Some records
──────────

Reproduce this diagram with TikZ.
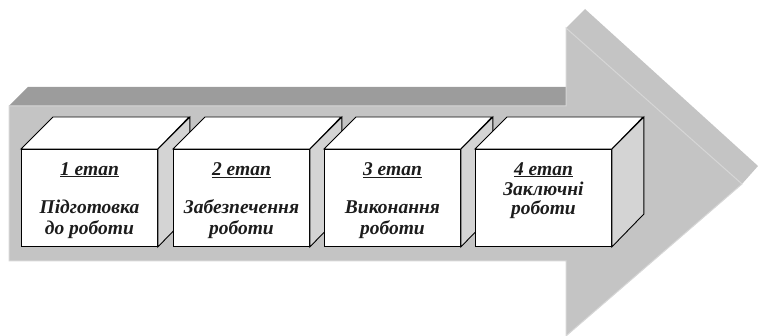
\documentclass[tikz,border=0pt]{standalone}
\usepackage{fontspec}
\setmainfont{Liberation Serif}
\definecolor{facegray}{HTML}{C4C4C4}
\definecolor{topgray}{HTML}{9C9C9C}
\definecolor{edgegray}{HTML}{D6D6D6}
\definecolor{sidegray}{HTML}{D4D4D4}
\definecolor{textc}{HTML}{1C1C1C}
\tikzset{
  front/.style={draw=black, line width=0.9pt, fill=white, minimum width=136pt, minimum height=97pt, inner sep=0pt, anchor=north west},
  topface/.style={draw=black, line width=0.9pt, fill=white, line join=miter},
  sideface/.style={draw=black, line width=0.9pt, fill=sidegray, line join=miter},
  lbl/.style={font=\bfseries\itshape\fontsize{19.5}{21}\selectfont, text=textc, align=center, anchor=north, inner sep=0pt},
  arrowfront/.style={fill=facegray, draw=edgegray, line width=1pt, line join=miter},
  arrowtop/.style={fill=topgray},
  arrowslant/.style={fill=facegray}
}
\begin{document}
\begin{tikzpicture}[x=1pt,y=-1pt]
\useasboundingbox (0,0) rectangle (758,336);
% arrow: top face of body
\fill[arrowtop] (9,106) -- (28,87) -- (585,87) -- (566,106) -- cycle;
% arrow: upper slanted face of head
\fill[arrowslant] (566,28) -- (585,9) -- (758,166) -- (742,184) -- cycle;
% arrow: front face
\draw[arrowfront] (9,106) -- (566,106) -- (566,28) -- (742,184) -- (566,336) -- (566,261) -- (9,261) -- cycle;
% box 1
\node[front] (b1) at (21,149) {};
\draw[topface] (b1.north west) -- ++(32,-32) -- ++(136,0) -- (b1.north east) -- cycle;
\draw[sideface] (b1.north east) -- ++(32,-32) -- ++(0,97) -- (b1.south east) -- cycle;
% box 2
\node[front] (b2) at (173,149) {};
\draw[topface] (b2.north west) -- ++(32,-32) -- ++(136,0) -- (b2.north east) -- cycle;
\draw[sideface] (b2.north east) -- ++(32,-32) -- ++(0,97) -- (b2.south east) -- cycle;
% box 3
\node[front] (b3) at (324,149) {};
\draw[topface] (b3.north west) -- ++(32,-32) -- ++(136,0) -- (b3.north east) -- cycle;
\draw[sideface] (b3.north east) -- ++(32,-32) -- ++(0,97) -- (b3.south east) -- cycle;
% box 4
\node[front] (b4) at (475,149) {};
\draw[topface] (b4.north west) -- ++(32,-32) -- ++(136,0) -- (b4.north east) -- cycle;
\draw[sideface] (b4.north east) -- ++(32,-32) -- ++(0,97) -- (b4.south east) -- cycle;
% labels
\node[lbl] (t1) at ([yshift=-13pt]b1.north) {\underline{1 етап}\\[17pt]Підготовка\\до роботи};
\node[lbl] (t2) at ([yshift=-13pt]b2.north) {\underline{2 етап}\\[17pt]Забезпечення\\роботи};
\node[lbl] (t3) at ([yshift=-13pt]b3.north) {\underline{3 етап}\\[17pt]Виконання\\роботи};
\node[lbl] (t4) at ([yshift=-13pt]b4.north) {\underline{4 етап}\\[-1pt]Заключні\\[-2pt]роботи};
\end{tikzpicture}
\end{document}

──────────

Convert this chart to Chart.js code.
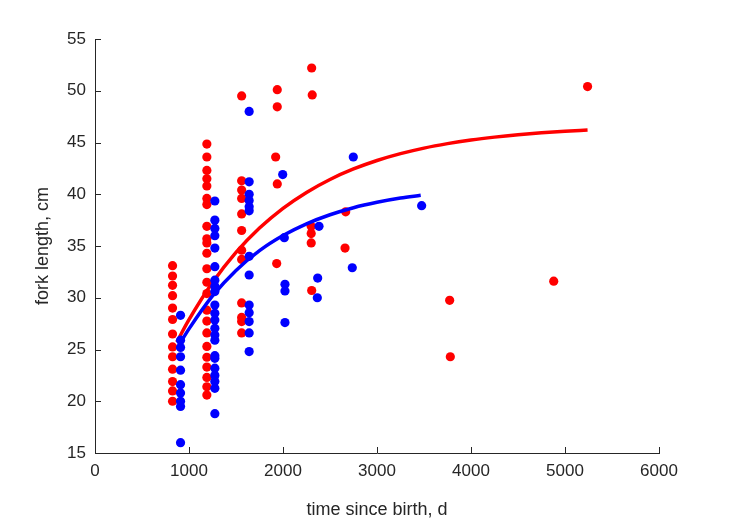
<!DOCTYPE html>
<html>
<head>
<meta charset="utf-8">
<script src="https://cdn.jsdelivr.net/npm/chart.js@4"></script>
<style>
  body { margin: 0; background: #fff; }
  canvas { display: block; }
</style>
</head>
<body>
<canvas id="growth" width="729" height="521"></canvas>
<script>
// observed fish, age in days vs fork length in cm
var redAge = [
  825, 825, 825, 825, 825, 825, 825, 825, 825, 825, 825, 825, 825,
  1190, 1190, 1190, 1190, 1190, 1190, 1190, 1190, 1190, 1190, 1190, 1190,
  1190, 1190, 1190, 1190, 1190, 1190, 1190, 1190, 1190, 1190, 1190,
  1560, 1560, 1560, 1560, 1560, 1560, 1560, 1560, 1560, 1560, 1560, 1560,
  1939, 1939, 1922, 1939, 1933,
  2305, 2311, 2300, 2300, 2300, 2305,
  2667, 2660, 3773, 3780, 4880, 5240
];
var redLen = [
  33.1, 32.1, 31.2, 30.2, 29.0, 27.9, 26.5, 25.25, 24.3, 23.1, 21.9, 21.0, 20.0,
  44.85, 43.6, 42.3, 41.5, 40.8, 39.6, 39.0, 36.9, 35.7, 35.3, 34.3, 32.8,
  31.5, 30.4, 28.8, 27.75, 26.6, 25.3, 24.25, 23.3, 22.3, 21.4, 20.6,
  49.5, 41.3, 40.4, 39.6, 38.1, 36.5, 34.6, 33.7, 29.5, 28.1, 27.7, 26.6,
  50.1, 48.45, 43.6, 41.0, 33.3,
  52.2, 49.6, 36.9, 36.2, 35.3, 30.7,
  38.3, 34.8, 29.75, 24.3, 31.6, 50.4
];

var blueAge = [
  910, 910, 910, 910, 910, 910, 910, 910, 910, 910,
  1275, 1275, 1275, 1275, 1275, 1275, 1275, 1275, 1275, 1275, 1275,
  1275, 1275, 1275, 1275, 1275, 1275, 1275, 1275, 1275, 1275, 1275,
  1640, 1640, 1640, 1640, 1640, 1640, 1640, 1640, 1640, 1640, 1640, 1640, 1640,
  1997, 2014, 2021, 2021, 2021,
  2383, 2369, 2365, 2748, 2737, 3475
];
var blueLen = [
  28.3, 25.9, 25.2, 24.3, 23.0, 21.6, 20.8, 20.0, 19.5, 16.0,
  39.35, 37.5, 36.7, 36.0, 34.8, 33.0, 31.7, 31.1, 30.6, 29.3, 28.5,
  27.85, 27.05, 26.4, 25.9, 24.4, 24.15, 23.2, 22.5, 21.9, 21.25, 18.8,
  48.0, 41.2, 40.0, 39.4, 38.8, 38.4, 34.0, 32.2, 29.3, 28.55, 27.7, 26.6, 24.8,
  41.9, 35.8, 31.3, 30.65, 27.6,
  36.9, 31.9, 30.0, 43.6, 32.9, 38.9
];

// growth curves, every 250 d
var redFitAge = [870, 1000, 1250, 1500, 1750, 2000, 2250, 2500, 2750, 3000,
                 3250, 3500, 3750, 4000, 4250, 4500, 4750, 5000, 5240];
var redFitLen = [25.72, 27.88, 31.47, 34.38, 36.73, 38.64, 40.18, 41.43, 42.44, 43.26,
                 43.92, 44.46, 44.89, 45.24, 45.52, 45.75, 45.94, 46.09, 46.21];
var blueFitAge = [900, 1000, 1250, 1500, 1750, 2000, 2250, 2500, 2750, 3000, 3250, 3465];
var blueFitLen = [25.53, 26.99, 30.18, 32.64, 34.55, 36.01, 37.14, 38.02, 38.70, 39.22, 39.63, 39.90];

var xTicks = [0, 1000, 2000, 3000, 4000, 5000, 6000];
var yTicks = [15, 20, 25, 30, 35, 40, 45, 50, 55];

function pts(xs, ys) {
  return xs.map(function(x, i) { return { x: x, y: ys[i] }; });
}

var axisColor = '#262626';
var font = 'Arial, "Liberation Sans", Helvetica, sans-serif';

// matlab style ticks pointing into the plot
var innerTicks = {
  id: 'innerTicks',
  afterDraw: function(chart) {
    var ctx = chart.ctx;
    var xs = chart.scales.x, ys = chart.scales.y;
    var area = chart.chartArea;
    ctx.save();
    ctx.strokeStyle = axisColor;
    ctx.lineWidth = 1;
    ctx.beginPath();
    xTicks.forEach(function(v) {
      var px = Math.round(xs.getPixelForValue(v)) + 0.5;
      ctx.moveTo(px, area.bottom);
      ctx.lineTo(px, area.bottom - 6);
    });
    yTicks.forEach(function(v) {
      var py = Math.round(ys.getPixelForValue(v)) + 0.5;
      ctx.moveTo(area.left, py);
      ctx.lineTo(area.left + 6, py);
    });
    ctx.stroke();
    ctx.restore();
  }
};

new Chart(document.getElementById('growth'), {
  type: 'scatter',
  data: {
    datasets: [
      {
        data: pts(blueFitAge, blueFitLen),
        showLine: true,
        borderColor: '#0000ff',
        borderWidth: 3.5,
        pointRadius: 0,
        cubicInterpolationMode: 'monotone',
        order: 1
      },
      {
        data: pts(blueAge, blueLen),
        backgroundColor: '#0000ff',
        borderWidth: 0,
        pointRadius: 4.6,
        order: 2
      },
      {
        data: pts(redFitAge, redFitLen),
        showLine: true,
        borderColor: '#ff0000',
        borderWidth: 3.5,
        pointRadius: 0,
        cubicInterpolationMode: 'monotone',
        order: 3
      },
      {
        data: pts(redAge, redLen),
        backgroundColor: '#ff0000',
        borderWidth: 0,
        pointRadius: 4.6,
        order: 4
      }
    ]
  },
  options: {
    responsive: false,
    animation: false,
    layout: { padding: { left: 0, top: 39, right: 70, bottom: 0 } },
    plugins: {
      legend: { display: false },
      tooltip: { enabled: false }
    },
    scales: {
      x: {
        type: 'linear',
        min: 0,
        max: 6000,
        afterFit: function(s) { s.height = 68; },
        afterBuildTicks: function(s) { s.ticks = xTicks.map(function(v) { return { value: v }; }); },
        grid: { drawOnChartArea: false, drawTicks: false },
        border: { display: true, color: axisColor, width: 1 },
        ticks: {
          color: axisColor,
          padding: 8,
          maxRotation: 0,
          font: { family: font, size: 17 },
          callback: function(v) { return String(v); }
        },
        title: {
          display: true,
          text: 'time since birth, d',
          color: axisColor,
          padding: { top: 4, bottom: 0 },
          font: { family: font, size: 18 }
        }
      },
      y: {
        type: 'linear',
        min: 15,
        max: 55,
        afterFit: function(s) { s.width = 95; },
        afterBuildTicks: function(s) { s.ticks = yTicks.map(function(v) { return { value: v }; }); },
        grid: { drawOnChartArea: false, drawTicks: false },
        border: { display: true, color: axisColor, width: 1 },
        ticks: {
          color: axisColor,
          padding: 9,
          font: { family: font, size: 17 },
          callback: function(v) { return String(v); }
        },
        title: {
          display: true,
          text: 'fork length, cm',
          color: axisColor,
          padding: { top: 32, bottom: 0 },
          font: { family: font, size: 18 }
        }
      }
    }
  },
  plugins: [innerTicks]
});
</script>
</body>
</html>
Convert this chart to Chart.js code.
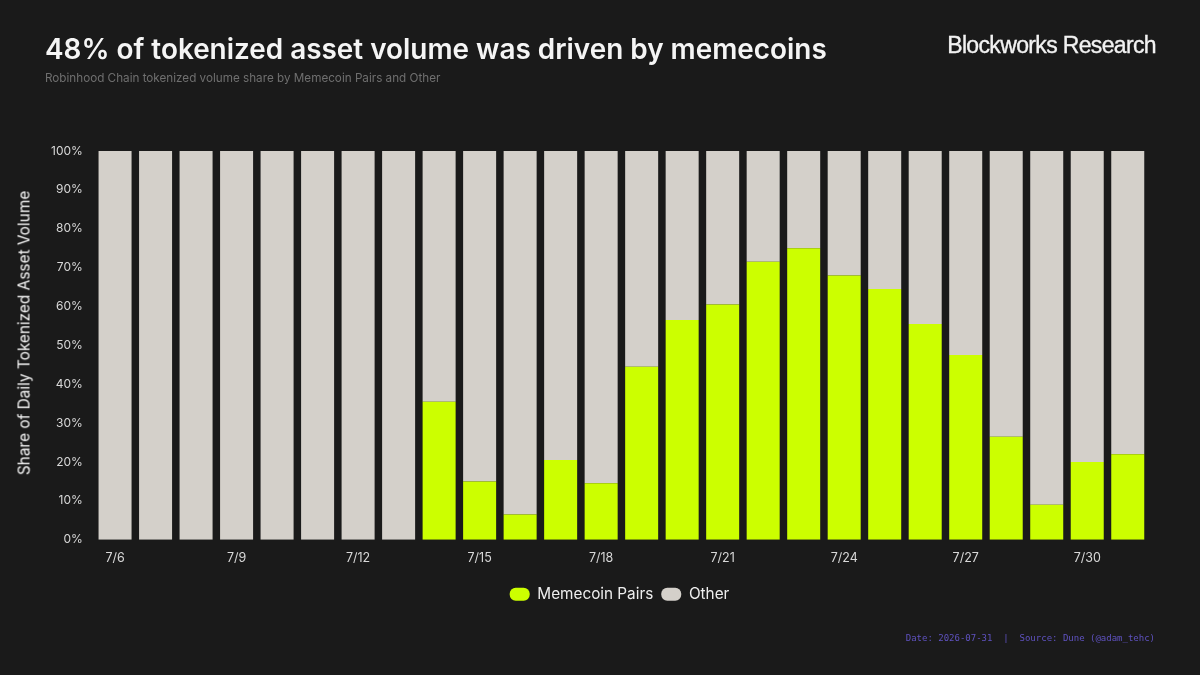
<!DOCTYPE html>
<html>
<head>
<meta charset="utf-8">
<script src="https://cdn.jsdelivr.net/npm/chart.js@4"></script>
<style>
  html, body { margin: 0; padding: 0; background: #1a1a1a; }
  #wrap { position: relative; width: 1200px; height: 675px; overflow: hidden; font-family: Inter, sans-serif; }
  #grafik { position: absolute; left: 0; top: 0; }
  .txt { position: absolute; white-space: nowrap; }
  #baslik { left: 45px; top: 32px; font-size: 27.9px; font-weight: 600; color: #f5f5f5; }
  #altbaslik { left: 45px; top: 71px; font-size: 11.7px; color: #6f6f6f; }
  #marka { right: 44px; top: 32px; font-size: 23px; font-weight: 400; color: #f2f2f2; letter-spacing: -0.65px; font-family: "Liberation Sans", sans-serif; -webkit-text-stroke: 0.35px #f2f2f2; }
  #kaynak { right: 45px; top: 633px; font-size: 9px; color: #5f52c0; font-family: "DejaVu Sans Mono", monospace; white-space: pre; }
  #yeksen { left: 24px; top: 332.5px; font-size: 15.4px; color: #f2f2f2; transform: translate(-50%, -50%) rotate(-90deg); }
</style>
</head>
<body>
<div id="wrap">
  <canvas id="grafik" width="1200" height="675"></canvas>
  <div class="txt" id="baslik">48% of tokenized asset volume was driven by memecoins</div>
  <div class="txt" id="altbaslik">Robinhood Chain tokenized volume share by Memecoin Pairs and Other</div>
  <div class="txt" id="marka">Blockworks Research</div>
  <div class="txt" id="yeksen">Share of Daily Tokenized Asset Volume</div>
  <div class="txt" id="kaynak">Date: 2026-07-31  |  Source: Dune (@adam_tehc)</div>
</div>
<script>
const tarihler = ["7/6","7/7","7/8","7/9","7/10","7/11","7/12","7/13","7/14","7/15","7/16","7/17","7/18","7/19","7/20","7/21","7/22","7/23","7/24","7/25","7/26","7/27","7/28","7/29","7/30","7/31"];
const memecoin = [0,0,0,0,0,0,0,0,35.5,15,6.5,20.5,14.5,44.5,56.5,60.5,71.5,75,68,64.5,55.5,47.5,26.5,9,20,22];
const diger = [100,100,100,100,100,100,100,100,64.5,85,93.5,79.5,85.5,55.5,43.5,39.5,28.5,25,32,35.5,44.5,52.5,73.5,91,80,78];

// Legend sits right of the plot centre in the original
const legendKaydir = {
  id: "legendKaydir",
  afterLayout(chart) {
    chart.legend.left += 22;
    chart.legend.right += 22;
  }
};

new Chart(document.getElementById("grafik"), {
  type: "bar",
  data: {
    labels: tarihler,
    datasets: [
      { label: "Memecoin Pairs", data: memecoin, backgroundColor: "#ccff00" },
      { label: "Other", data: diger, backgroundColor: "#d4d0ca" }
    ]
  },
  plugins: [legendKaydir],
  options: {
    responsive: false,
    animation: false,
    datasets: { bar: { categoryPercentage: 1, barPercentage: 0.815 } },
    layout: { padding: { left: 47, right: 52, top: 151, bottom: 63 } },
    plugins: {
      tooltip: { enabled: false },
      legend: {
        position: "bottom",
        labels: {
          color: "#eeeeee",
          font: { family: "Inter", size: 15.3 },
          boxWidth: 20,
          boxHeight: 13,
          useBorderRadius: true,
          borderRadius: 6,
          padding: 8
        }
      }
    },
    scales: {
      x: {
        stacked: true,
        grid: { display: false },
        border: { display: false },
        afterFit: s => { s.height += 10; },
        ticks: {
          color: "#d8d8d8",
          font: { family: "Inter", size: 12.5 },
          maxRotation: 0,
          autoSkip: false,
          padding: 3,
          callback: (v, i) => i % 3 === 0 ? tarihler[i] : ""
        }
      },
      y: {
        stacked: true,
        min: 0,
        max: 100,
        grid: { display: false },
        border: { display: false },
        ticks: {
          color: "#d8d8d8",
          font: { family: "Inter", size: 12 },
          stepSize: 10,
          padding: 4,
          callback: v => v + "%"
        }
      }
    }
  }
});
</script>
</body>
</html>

──────────

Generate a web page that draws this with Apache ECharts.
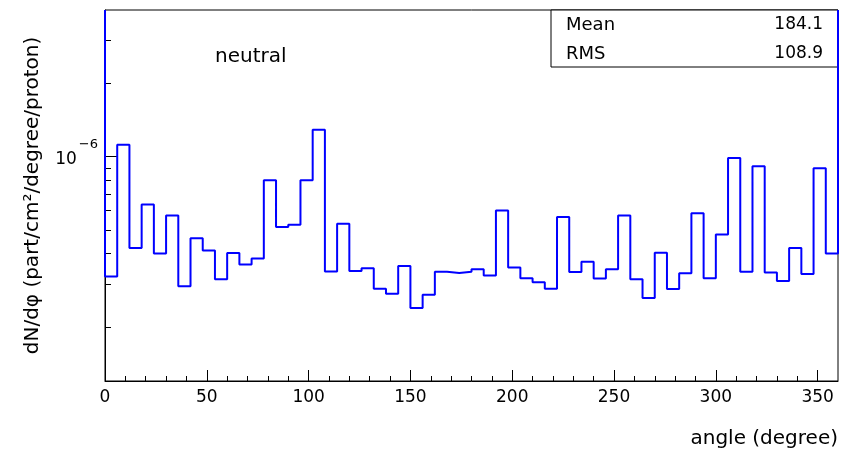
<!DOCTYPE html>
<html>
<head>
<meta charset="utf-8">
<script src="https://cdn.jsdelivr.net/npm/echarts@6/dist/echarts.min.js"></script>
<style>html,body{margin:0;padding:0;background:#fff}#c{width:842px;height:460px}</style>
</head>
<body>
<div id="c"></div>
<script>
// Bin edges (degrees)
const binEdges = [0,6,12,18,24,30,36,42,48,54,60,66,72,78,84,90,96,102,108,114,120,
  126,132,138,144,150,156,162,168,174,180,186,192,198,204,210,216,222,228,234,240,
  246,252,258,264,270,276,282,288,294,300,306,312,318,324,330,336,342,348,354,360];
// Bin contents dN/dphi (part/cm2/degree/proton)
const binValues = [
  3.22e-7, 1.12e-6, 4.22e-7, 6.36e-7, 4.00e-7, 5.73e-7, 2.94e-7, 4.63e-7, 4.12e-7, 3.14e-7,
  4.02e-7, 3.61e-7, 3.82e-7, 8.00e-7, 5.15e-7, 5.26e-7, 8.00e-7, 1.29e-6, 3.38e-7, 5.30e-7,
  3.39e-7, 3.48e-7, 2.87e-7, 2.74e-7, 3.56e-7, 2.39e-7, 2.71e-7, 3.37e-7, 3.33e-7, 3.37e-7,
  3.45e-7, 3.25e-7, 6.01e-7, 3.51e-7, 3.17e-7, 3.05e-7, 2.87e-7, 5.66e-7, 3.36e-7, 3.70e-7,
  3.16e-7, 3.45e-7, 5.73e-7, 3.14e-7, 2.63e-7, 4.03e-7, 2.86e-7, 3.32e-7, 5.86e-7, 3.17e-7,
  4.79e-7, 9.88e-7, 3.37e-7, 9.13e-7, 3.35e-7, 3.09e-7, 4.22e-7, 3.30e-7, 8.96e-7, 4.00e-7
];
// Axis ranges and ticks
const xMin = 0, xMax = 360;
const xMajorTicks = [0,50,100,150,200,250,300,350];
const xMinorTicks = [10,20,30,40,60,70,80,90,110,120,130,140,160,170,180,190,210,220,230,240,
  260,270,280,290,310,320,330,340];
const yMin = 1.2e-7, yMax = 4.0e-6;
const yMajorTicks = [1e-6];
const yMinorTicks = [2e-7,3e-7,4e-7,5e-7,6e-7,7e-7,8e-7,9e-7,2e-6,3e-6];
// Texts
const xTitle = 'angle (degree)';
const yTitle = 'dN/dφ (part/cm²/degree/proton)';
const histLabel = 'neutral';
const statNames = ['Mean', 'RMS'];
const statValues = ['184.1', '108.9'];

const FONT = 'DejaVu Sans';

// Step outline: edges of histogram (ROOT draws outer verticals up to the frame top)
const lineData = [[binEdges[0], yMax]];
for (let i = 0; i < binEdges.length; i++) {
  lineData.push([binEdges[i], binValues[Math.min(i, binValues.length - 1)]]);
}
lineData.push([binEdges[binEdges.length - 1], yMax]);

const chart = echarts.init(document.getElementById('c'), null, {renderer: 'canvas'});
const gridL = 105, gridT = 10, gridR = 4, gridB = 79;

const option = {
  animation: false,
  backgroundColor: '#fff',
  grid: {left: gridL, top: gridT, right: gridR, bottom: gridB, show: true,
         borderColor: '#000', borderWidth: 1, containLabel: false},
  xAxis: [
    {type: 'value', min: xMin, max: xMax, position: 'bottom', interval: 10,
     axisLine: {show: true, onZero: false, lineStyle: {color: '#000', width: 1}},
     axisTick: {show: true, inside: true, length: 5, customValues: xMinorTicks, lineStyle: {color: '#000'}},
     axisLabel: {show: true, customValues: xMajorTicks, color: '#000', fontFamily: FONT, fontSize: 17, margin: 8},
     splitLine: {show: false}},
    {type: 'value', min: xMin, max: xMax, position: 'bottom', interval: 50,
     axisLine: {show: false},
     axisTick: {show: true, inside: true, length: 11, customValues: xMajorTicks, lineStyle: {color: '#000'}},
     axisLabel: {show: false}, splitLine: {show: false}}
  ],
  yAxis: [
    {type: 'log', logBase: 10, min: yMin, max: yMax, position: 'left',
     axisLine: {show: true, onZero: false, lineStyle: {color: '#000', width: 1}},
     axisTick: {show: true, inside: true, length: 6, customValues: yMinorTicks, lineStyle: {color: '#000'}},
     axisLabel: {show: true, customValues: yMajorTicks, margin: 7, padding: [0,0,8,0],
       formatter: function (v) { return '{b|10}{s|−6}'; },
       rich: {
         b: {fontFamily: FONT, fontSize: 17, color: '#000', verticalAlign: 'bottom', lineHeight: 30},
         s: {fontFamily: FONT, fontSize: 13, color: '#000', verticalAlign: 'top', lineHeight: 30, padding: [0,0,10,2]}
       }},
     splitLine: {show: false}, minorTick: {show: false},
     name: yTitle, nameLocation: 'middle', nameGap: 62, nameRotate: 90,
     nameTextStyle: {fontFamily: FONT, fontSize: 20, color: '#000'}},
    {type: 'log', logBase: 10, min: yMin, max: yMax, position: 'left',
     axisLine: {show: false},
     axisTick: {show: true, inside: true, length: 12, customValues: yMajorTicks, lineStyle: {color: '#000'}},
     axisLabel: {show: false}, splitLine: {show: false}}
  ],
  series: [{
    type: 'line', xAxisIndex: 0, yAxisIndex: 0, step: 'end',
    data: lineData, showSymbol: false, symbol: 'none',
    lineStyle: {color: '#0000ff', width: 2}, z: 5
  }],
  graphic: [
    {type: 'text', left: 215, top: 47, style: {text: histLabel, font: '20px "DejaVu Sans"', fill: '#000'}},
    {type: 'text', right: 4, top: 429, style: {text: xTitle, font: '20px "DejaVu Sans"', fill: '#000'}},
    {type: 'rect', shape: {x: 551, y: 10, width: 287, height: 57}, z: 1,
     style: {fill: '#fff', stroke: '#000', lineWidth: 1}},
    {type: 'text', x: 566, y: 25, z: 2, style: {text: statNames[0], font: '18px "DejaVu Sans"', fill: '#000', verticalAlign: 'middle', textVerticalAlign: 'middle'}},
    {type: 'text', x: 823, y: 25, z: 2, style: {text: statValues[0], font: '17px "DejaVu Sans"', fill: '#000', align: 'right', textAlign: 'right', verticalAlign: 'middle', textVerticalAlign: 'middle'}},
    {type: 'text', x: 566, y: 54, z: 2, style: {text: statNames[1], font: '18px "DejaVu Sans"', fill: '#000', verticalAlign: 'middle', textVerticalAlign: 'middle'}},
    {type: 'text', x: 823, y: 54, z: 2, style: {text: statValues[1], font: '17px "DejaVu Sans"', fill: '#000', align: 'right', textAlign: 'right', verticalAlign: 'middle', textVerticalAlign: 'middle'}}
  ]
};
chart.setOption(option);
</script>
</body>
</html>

──────────

▶ **Required work**: From the records above, copy only the lines running from the line containing "Generate a web" to the line containing "const FONT = 'DejaVu Sans';", both ends included. Leave the pictures out.

▶ **Right answer**:
Generate a web page that draws this with Apache ECharts.
<!DOCTYPE html>
<html>
<head>
<meta charset="utf-8">
<script src="https://cdn.jsdelivr.net/npm/echarts@6/dist/echarts.min.js"></script>
<style>html,body{margin:0;padding:0;background:#fff}#c{width:842px;height:460px}</style>
</head>
<body>
<div id="c"></div>
<script>
// Bin edges (degrees)
const binEdges = [0,6,12,18,24,30,36,42,48,54,60,66,72,78,84,90,96,102,108,114,120,
  126,132,138,144,150,156,162,168,174,180,186,192,198,204,210,216,222,228,234,240,
  246,252,258,264,270,276,282,288,294,300,306,312,318,324,330,336,342,348,354,360];
// Bin contents dN/dphi (part/cm2/degree/proton)
const binValues = [
  3.22e-7, 1.12e-6, 4.22e-7, 6.36e-7, 4.00e-7, 5.73e-7, 2.94e-7, 4.63e-7, 4.12e-7, 3.14e-7,
  4.02e-7, 3.61e-7, 3.82e-7, 8.00e-7, 5.15e-7, 5.26e-7, 8.00e-7, 1.29e-6, 3.38e-7, 5.30e-7,
  3.39e-7, 3.48e-7, 2.87e-7, 2.74e-7, 3.56e-7, 2.39e-7, 2.71e-7, 3.37e-7, 3.33e-7, 3.37e-7,
  3.45e-7, 3.25e-7, 6.01e-7, 3.51e-7, 3.17e-7, 3.05e-7, 2.87e-7, 5.66e-7, 3.36e-7, 3.70e-7,
  3.16e-7, 3.45e-7, 5.73e-7, 3.14e-7, 2.63e-7, 4.03e-7, 2.86e-7, 3.32e-7, 5.86e-7, 3.17e-7,
  4.79e-7, 9.88e-7, 3.37e-7, 9.13e-7, 3.35e-7, 3.09e-7, 4.22e-7, 3.30e-7, 8.96e-7, 4.00e-7
];
// Axis ranges and ticks
const xMin = 0, xMax = 360;
const xMajorTicks = [0,50,100,150,200,250,300,350];
const xMinorTicks = [10,20,30,40,60,70,80,90,110,120,130,140,160,170,180,190,210,220,230,240,
  260,270,280,290,310,320,330,340];
const yMin = 1.2e-7, yMax = 4.0e-6;
const yMajorTicks = [1e-6];
const yMinorTicks = [2e-7,3e-7,4e-7,5e-7,6e-7,7e-7,8e-7,9e-7,2e-6,3e-6];
// Texts
const xTitle = 'angle (degree)';
const yTitle = 'dN/dφ (part/cm²/degree/proton)';
const histLabel = 'neutral';
const statNames = ['Mean', 'RMS'];
const statValues = ['184.1', '108.9'];

const FONT = 'DejaVu Sans';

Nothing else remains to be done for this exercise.